Bryant scored 17 in a first half highlighted by a few fun-spirited back-and-forth jabs with Kevin Durant. Yet, as one would expect in the second night of a back-to-back, Kobe’s legs fell flat in the next half and this development could serve as an exemplar for the entire Lakers team on the evening.

After trailing by a relatively modest 11 points after the first two quarters, the Lakers allowed OKC to (or perhaps, more accurately, OKC chose to) go on a 23-0 run to open the second half and the deficit ballooned to 31 points by the end of the third quarter. In the end, the Lakers fell 120-85.

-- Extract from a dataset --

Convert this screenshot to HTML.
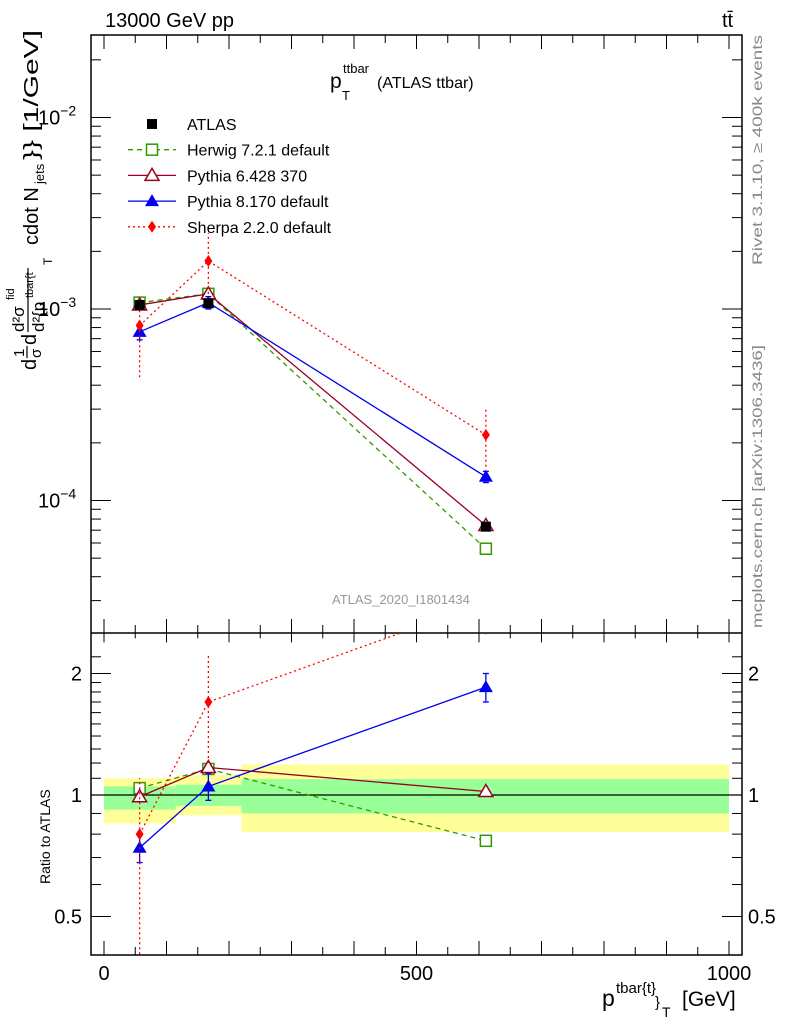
<!DOCTYPE html>
<html><head><meta charset="utf-8"><style>
body{margin:0;background:#fff}
svg{display:block;font-family:"Liberation Sans",sans-serif}
</style></head><body>
<svg id="c" width="786" height="1024" viewBox="0 0 786 1024">
<g id="bands"></g>
<g id="axes"></g>
<g id="series"></g>
<g id="texts">
<text x="105" y="27" font-size="20">13000 GeV pp</text>
<text x="722" y="27" font-size="20">tt̄</text>
<g>
<text x="330" y="88" font-size="21">p</text>
<text x="343" y="73" font-size="13">ttbar</text>
<text x="342" y="100" font-size="13">T</text>
<text x="377" y="88" font-size="16">(ATLAS ttbar)</text>
</g>
<text x="332" y="604" font-size="13" fill="#999">ATLAS_2020_I1801434</text>
<text transform="translate(762,265) rotate(-90)" font-size="14" fill="#888" textLength="230" lengthAdjust="spacingAndGlyphs">Rivet 3.1.10, ≥ 400k events</text>
<text transform="translate(762,628) rotate(-90)" font-size="14" fill="#888" textLength="283" lengthAdjust="spacingAndGlyphs">mcplots.cern.ch [arXiv:1306.3436]</text>
<text transform="translate(50,884) rotate(-90)" font-size="14">Ratio to ATLAS</text>
<g>
<text x="602" y="1006" font-size="23">p</text>
<text x="616" y="993" font-size="15">tbar{t}</text>
<text x="655" y="1007" font-size="15">}</text>
<text x="662" y="1017" font-size="14">T</text>
<text x="682" y="1006" font-size="21">[GeV]</text>
</g>
<g transform="translate(0,370) rotate(-90)">
<text x="0" y="36" font-size="20">d</text>
<text x="13" y="24" font-size="15">1</text>
<line x1="12" x2="24" y1="27" y2="27" stroke="#000" stroke-width="1.2"/>
<text x="12" y="41" font-size="15">σ</text>
<text x="25" y="36" font-size="20">d</text>
<text x="38" y="24" font-size="17">d²σ</text>
<text x="70" y="14" font-size="11">fid</text>
<line x1="38" x2="102" y1="28" y2="28" stroke="#000" stroke-width="1.2"/>
<text x="38" y="44" font-size="17">d²{p</text>
<text x="72" y="33" font-size="11">tbar{t</text>
<text x="105" y="52" font-size="12">T</text>
<text x="125" y="38" font-size="20">cdot N</text>
<text x="186" y="44" font-size="13">jets</text>
<text x="210" y="38" font-size="20" textLength="130" lengthAdjust="spacingAndGlyphs">}} [1/GeV]</text>
</g>
</g>
<g id="legend"></g>
</svg>
<script>
const NS="http://www.w3.org/2000/svg";
const xs=[57,167,611];
const atlas=[1.05e-3,1.07e-3,7.3e-5];
const herwig=[1.08e-3,1.2e-3,5.6e-5];
const py6=[1.05e-3,1.2e-3,7.4e-5];
const py8=[7.6e-4,1.08e-3,1.33e-4];
const py8Err=[[6.9e-4,8.3e-4],[1.0e-3,1.16e-3],[1.24e-4,1.42e-4]];
const sherpa=[8.2e-4,1.78e-3,2.2e-4];
const sherpaErr=[[4.4e-4,1.1e-3],[1.2e-3,2.5e-3],[1.5e-4,3.0e-4]];
const rHerwig=[1.04,1.16,0.77];
const rPy6=[0.99,1.17,1.02];
const rPy8=[0.74,1.05,1.85];
const rPy8Err=[[0.68,0.8],[0.97,1.13],[1.7,2.0]];
const rSherpa=[0.8,1.7,3.0];
const rSherpaErr=[[0.37,1.1],[1.2,2.25],[2.5,3.5]];
const bandEdges=[0,115,220,1000];
const yellowLo=[0.85,0.89,0.81], yellowHi=[1.10,1.12,1.19];
const greenLo=[0.92,0.94,0.90], greenHi=[1.05,1.06,1.095];

const X=v=>104+v*0.625;
const Y=v=>309-191.5*Math.log10(v/1e-3);
const R=v=>795-121.5*Math.log2(v);
const L=91,Rt=742,T=35,M=633,B=955;
function el(p,tag,a){const e=document.createElementNS(NS,tag);for(const k in a)e.setAttribute(k,a[k]);p.appendChild(e);return e;}
const axes=document.getElementById('axes'),bands=document.getElementById('bands'),ser=document.getElementById('series'),leg=document.getElementById('legend');

for(let i=0;i<3;i++){
 let r=el(bands,'rect',{x:X(bandEdges[i]),y:R(yellowHi[i]),width:X(bandEdges[i+1])-X(bandEdges[i]),height:R(yellowLo[i])-R(yellowHi[i]),fill:'#ffff99'});
 
 let g=el(bands,'rect',{x:X(bandEdges[i]),y:R(greenHi[i]),width:X(bandEdges[i+1])-X(bandEdges[i]),height:R(greenLo[i])-R(greenHi[i]),fill:'#99ff99'});
 
}
el(axes,'line',{x1:L,x2:Rt,y1:R(1),y2:R(1),stroke:'#000','stroke-width':1.2});
el(axes,'rect',{x:L,y:T,width:Rt-L,height:B-T,fill:'none',stroke:'#000','stroke-width':1.5});
el(axes,'line',{x1:L,x2:Rt,y1:M,y2:M,stroke:'#000','stroke-width':1.5});
for(let v=0;v<=1050;v+=50){const x=X(v);if(x>Rt)break;const big=v%100==0?1:0;
 const h=big?14:8;
 [[B,-h],[M,-h],[M,h/1.5],[T,h]].forEach(([y0,d])=>el(axes,'line',{x1:x,x2:x,y1:y0,y2:y0+d,stroke:'#000'}));}
[0,500,1000].forEach(v=>{const t=el(axes,'text',{x:X(v),y:980,'font-size':20,'text-anchor':'middle'});t.textContent=v;});
for(let e=-5;e<=-2;e++)for(let m=1;m<10;m++){const v=m*Math.pow(10,e);const y=Y(v);if(y<T||y>M)continue;const w=m==1?20:10;
 el(axes,'line',{x1:L,x2:L+w,y1:y,y2:y,stroke:'#000'});el(axes,'line',{x1:Rt,x2:Rt-w,y1:y,y2:y,stroke:'#000'});}
[-2,-3,-4].forEach(e=>{const t=el(axes,'text',{x:38,y:Y(Math.pow(10,e))+7,'font-size':20});t.innerHTML='10<tspan font-size="14" dy="-9">−'+(-e)+'</tspan>';});
[0.4,0.5,0.6,0.7,0.8,0.9,1,1.1,1.2,1.3,1.4,1.5,1.6,1.7,1.8,1.9,2,2.2].forEach(v=>{const y=R(v);if(y<M||y>B)return;const w=[0.5,1,2].includes(v)?20:10;
 el(axes,'line',{x1:L,x2:L+w,y1:y,y2:y,stroke:'#000'});el(axes,'line',{x1:Rt,x2:Rt-w,y1:y,y2:y,stroke:'#000'});});
[[0.5,'0.5'],[1,'1'],[2,'2']].forEach(([v,s])=>{let t=el(axes,'text',{x:82,y:R(v)+7,'font-size':20,'text-anchor':'end'});t.textContent=s;
 t=el(axes,'text',{x:748,y:R(v)+7,'font-size':20});t.textContent=s;});

const clipM=el(document.getElementById('c'),'clipPath',{id:'cm'});el(clipM,'rect',{x:L,y:T,width:Rt-L,height:M-T});
const clipR=el(document.getElementById('c'),'clipPath',{id:'cr'});el(clipR,'rect',{x:L,y:M,width:Rt-L,height:B-M});

function marker(g,type,col,x,y){
 if(type=='sq')el(g,'rect',{x:x-5.5,y:y-5.5,width:11,height:11,fill:'#fff',stroke:col,'stroke-width':1.5});
 if(type=='fsq')el(g,'rect',{x:x-5,y:y-5,width:10,height:10,fill:col});
 if(type=='tri')el(g,'polygon',{points:`${x},${y-7} ${x-7},${y+5} ${x+7},${y+5}`,fill:'#fff',stroke:col,'stroke-width':1.5});
 if(type=='ftri')el(g,'polygon',{points:`${x},${y-7} ${x-7},${y+5} ${x+7},${y+5}`,fill:col});
 if(type=='dia')el(g,'polygon',{points:`${x},${y-6} ${x-4},${y} ${x},${y+6} ${x+4},${y}`,fill:col});
}
const styles={herwig:['#339900','5,4','sq'],py6:['#990022','','tri'],py8:['#0000ee','','ftri'],sherpa:['#ff0000','2,3','dia']};
function draw(name,vals,errs,fy,clip){
 const [col,dash,mk]=styles[name];
 const g=el(ser,'g',{'clip-path':clip});
 
 el(g,'polyline',{points:vals.map((v,i)=>X(xs[i])+','+fy(v)).join(' '),fill:'none',stroke:col,'stroke-width':1.3,'stroke-dasharray':dash});
 vals.forEach((v,i)=>{
  if(errs){const x=X(xs[i]);el(g,'line',{x1:x,x2:x,y1:fy(errs[i][0]),y2:fy(errs[i][1]),stroke:col,'stroke-width':1.3,'stroke-dasharray':dash});
   if(!dash){[0,1].forEach(j=>el(g,'line',{x1:x-3,x2:x+3,y1:fy(errs[i][j]),y2:fy(errs[i][j]),stroke:col,'stroke-width':1.3}));}}
  marker(g,mk,col,X(xs[i]),fy(v));});
}
draw('herwig',herwig,null,Y,'url(#cm)');
draw('py6',py6,null,Y,'url(#cm)');
draw('py8',py8,py8Err,Y,'url(#cm)');
draw('sherpa',sherpa,sherpaErr,Y,'url(#cm)');
const ga=el(ser,'g',{});
atlas.forEach((v,i)=>marker(ga,'fsq','#000',X(xs[i]),Y(v)));
draw('herwig',rHerwig,null,R,'url(#cr)');
draw('py6',rPy6,null,R,'url(#cr)');
draw('py8',rPy8,rPy8Err,R,'url(#cr)');
draw('sherpa',rSherpa,rSherpaErr,R,'url(#cr)');

const entries=[['ATLAS',null],['Herwig 7.2.1 default','herwig'],['Pythia 6.428 370','py6'],['Pythia 8.170 default','py8'],['Sherpa 2.2.0 default','sherpa']];
entries.forEach(([lab,k],i)=>{const y=124+i*25.7;
 const g=el(leg,'g',{});
 if(k){const [col,dash,mk]=styles[k];el(g,'line',{x1:128,x2:176,y1:y,y2:y,stroke:col,'stroke-width':1.3,'stroke-dasharray':dash});marker(g,mk,col,152,y);}
 else marker(g,'fsq','#000',152,y);
 const t=el(g,'text',{x:187,y:y+6,'font-size':16});t.textContent=lab;});
</script>
</body></html>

This is a result that, truthfully, isn’t all that surprising, especially when considering a few other factors: Julius Randle and Nick Young were forced to miss the game due to an ankle and illness, respectively; the Thunder had just beaten the Lakers by 40 points five nights prior to this one and the Lakers entered the matchup with a meager 1-5 record in games held on the second night of back-to-backs.

Perhaps the lone bright spot of the evening was D’Angelo Russell seeming to have regained a bit of his rhythm after his recent down stretch. Russell got the second-most minutes on the team Wednesday (28) and shot 37.5% from the field and 57% from three en route to a partially garbage time-aided line of 18 points, 3 rebounds and 2 assists.